------ ITEMS

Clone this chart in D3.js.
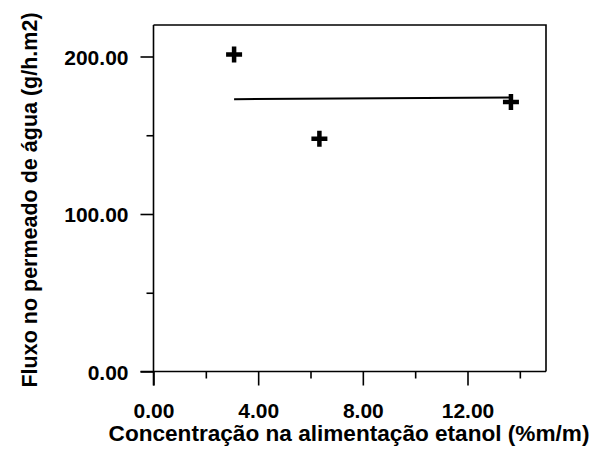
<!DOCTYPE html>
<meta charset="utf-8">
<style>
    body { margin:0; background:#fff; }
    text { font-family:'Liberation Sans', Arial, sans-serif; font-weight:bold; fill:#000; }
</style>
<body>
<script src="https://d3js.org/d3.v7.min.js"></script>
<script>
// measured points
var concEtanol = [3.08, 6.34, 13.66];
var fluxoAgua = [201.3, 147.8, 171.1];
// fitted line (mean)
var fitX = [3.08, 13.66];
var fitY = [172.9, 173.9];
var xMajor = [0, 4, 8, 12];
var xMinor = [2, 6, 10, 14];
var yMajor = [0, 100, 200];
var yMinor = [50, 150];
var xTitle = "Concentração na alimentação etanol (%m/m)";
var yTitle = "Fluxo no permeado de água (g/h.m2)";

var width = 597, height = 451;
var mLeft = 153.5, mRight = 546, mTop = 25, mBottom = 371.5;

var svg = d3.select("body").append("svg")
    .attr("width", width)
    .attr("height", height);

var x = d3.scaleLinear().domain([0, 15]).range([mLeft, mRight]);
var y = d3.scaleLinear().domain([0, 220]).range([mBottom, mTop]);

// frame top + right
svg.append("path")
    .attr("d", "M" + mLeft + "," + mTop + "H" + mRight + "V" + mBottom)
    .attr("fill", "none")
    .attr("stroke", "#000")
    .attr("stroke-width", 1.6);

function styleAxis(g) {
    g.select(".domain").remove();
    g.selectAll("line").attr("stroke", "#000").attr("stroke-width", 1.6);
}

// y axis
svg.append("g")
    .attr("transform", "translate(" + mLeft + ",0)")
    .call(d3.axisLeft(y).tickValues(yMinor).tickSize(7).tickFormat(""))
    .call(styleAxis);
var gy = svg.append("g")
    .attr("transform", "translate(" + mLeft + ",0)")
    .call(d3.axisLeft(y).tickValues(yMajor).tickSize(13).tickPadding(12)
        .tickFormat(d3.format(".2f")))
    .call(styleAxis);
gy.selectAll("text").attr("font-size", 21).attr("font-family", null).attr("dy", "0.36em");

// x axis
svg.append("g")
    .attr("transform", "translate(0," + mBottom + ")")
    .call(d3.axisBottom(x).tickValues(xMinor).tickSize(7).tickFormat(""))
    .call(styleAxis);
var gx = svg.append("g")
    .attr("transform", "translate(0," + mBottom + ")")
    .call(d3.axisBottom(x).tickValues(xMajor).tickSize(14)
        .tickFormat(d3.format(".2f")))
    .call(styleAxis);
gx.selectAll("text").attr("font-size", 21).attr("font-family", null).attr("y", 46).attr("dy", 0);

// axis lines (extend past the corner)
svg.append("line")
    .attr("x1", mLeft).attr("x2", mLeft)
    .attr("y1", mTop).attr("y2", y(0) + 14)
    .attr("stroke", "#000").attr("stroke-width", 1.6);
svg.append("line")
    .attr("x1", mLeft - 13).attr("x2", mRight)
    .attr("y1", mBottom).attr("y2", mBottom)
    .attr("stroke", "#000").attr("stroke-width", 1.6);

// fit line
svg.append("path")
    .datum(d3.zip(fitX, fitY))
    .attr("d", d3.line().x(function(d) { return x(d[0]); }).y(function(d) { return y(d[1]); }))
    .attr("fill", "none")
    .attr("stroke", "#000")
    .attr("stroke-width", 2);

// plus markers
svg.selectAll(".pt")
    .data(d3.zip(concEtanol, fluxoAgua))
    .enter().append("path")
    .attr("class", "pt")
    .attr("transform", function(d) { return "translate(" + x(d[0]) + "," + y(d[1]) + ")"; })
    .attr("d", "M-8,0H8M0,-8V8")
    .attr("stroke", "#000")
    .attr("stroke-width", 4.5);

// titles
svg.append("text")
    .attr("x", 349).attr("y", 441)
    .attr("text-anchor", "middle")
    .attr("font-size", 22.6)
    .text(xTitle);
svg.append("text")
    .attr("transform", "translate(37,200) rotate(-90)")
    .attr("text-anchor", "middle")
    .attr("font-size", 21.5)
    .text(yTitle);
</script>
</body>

------------
------ ITEMS

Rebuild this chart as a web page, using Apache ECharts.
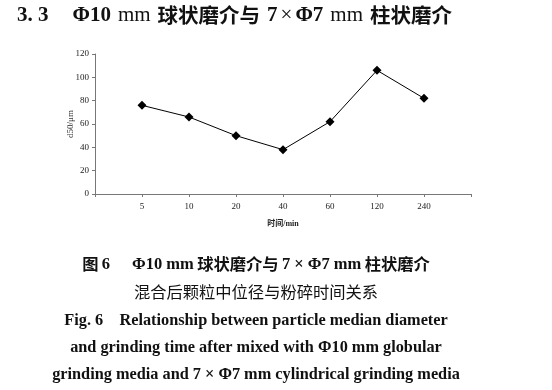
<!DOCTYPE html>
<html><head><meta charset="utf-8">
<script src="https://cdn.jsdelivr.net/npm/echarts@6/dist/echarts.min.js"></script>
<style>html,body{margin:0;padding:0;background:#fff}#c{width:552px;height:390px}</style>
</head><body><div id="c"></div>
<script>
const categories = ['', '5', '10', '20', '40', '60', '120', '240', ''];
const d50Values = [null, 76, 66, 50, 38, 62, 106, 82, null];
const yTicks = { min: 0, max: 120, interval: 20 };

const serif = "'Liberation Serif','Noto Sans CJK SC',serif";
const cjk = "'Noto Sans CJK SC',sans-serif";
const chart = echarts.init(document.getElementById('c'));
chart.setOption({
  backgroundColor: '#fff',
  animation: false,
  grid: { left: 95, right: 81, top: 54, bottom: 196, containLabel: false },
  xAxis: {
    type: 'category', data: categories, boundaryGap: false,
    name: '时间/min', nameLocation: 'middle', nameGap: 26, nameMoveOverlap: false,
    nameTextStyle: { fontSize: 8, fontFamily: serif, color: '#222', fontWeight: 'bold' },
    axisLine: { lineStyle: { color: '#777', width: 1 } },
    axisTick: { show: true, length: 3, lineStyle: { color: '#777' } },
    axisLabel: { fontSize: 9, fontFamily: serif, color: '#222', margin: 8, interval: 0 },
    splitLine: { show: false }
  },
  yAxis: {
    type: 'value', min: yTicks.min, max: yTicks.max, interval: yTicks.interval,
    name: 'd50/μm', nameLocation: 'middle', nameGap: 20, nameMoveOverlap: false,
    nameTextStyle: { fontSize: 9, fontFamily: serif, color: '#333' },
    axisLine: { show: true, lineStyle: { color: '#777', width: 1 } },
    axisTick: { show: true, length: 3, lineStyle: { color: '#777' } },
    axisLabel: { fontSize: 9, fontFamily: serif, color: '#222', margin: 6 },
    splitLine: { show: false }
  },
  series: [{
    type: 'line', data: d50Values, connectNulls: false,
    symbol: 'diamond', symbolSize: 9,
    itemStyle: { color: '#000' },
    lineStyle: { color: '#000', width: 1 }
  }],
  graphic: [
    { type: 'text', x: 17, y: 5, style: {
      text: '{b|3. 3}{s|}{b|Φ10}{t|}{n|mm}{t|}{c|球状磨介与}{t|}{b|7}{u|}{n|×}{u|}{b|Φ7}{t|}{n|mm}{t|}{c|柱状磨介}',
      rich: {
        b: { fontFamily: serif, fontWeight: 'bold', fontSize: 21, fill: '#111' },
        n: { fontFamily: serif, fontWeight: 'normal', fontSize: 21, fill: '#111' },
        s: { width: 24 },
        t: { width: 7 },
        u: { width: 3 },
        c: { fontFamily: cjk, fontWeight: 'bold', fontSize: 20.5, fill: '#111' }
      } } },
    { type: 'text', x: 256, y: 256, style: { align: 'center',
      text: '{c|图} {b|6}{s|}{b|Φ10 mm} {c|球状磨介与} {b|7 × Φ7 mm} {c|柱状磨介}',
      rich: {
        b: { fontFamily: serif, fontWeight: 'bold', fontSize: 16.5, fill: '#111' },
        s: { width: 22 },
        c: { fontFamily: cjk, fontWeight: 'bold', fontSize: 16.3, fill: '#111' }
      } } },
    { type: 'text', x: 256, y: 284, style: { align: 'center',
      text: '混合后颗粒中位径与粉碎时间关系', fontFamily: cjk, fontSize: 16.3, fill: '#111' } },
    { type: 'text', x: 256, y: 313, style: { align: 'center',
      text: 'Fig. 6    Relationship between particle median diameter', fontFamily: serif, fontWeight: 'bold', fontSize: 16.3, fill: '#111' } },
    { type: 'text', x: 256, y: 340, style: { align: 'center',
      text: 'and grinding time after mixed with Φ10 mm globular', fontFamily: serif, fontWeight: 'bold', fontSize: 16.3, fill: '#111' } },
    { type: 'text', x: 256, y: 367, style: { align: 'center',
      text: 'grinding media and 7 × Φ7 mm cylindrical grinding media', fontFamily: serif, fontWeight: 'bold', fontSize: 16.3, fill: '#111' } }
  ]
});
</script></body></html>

------------

__STATED TASK__. Where a line of the material above holds the string "this", copy that line.

__RESULT OF THE EXERCISE__.
Clone this chart in D3.js.
Rebuild this chart as a web page, using Apache ECharts.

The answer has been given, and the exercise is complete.